TASK STATEMENT: Begin at the first line and end at the line containing "from matplotlib.patches import Patch". Extract exactly those lines.

* BEGIN *

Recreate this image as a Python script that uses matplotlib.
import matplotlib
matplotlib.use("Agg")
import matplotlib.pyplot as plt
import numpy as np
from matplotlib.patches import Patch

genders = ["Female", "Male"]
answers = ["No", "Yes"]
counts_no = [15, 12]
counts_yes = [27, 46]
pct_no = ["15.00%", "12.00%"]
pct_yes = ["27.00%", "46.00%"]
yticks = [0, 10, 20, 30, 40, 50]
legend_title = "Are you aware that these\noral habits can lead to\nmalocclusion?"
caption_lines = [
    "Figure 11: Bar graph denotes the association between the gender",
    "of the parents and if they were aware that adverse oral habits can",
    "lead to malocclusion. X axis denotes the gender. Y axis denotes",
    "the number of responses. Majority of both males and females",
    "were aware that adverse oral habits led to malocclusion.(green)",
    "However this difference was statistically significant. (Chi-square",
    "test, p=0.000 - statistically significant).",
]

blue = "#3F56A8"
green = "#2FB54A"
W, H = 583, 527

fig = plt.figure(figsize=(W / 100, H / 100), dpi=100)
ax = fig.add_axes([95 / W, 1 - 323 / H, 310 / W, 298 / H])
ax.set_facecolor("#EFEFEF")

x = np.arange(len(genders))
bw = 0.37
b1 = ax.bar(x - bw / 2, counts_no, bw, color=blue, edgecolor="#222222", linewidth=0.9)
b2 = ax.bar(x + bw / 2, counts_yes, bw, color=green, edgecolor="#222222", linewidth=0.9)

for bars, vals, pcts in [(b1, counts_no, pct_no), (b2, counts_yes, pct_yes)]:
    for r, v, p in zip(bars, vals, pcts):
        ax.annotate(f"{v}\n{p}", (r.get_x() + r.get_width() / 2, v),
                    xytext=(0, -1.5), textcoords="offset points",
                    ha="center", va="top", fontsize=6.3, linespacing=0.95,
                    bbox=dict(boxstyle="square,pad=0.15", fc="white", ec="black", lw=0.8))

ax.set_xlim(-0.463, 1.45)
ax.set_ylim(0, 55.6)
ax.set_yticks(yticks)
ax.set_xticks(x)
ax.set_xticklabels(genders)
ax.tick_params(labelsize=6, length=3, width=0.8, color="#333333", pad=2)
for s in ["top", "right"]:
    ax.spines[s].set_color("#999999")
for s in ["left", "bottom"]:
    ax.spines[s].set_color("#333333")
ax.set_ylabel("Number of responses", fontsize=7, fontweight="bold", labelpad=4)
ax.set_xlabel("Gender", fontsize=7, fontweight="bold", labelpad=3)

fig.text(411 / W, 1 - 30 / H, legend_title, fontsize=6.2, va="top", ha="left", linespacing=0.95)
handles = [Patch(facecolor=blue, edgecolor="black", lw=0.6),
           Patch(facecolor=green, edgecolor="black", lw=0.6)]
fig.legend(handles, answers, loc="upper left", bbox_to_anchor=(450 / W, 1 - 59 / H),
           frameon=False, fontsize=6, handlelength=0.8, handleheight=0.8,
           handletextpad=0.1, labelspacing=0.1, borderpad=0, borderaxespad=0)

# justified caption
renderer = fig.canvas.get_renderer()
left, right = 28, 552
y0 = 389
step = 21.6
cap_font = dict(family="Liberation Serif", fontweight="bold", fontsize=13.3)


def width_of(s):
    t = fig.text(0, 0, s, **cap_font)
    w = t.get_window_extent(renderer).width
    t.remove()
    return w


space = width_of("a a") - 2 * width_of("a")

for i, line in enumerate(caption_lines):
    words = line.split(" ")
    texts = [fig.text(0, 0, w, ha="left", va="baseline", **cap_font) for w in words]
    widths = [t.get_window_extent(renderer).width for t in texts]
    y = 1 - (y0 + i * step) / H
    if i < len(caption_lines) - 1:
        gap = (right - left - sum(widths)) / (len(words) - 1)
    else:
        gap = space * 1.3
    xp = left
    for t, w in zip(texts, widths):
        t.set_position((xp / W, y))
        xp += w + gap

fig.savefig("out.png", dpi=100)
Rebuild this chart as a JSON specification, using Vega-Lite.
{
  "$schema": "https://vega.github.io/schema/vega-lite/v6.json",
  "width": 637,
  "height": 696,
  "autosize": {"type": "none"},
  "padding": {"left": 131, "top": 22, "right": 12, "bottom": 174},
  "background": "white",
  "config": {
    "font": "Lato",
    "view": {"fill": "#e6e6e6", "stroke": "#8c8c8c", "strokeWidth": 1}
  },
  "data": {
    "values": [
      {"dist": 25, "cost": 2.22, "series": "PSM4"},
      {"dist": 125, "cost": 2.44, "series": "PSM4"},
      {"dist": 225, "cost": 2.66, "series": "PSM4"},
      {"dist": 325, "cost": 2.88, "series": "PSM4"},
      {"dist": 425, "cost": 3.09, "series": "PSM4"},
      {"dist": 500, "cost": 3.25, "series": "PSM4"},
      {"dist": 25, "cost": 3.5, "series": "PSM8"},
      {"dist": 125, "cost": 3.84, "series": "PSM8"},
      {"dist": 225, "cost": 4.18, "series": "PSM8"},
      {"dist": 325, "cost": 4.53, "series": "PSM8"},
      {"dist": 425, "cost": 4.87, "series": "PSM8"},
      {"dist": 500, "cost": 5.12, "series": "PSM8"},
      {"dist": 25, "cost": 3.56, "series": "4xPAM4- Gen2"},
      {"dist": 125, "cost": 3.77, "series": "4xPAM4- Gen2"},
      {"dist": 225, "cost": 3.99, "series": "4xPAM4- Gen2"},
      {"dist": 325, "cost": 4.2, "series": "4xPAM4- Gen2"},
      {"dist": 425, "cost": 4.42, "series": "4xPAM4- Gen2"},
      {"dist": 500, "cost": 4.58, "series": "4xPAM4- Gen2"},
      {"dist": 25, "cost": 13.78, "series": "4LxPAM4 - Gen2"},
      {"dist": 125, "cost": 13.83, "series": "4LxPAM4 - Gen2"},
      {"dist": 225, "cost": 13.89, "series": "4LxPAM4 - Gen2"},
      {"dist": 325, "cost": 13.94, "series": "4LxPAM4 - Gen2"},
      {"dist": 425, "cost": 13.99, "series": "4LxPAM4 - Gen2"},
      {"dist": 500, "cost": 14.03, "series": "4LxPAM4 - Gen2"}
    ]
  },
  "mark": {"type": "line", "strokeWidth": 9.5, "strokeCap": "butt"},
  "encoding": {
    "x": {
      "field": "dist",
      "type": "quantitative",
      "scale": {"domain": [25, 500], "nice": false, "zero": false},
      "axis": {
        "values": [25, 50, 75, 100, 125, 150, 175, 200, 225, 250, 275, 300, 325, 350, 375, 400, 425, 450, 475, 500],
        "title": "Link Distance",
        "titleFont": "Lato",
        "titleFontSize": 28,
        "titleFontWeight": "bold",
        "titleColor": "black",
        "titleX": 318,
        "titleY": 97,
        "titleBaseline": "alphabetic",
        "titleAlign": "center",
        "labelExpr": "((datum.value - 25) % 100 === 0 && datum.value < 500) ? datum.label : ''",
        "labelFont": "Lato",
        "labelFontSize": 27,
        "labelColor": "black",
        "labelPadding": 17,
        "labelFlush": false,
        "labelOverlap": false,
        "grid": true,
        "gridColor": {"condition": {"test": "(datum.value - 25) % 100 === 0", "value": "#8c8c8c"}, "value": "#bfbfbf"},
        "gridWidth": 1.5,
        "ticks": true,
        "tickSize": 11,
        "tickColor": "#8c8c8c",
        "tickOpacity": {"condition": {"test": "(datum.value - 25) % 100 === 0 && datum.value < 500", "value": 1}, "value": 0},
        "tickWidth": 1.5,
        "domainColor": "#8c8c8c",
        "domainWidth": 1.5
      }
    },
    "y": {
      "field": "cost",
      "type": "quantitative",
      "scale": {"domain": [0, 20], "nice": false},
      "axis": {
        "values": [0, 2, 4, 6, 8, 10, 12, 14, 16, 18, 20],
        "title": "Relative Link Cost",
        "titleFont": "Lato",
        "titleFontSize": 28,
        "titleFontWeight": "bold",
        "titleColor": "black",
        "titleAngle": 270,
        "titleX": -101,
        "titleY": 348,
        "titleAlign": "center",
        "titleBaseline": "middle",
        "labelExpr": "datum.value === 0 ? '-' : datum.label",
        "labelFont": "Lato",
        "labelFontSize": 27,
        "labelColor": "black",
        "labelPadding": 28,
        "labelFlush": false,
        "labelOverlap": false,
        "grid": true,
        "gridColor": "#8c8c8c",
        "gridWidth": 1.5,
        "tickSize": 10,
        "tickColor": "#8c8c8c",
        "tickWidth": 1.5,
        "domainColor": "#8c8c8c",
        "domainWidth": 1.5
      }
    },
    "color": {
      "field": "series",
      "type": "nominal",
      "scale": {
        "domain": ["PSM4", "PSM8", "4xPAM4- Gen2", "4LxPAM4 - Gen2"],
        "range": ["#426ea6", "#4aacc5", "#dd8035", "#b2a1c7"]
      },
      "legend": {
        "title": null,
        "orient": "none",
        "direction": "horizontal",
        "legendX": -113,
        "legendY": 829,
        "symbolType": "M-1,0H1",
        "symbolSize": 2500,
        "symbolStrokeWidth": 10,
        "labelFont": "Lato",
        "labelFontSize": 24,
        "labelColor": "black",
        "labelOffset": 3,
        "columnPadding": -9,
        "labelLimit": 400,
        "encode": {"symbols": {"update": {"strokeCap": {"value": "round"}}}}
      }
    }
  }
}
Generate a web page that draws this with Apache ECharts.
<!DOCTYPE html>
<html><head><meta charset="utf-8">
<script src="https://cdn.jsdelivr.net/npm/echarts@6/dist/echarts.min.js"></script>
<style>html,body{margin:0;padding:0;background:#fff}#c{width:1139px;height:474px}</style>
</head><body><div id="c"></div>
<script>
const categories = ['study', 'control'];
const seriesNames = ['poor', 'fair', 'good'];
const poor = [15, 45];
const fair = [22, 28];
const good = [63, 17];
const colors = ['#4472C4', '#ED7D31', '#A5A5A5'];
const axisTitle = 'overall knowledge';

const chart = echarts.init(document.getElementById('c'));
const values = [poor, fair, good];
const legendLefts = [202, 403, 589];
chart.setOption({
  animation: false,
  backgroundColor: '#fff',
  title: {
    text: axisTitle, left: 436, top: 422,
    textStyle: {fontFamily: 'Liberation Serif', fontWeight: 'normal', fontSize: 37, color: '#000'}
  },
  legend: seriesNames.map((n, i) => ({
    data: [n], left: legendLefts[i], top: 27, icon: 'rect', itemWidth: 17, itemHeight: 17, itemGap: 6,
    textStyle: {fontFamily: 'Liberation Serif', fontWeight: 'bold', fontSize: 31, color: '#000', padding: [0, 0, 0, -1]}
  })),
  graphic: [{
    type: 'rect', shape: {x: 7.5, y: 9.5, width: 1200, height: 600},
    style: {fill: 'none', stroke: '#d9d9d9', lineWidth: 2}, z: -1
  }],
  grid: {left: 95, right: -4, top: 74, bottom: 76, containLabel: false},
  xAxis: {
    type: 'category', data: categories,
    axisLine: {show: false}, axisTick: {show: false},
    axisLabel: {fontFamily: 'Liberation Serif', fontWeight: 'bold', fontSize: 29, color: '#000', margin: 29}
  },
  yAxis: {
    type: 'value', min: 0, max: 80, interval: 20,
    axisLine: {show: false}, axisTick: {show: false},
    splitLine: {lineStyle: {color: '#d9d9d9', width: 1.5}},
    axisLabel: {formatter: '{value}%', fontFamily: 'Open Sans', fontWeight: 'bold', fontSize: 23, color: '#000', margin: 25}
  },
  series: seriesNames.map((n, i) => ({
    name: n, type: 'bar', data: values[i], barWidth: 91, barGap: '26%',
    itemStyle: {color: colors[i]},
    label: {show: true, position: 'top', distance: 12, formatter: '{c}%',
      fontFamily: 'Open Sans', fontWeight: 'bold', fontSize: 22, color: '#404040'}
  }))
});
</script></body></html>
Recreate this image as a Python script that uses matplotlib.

* END *

WRITTEN RESPONSE:
Recreate this image as a Python script that uses matplotlib.
import matplotlib
matplotlib.use("Agg")
import matplotlib.pyplot as plt
import numpy as np
from matplotlib.patches import Patch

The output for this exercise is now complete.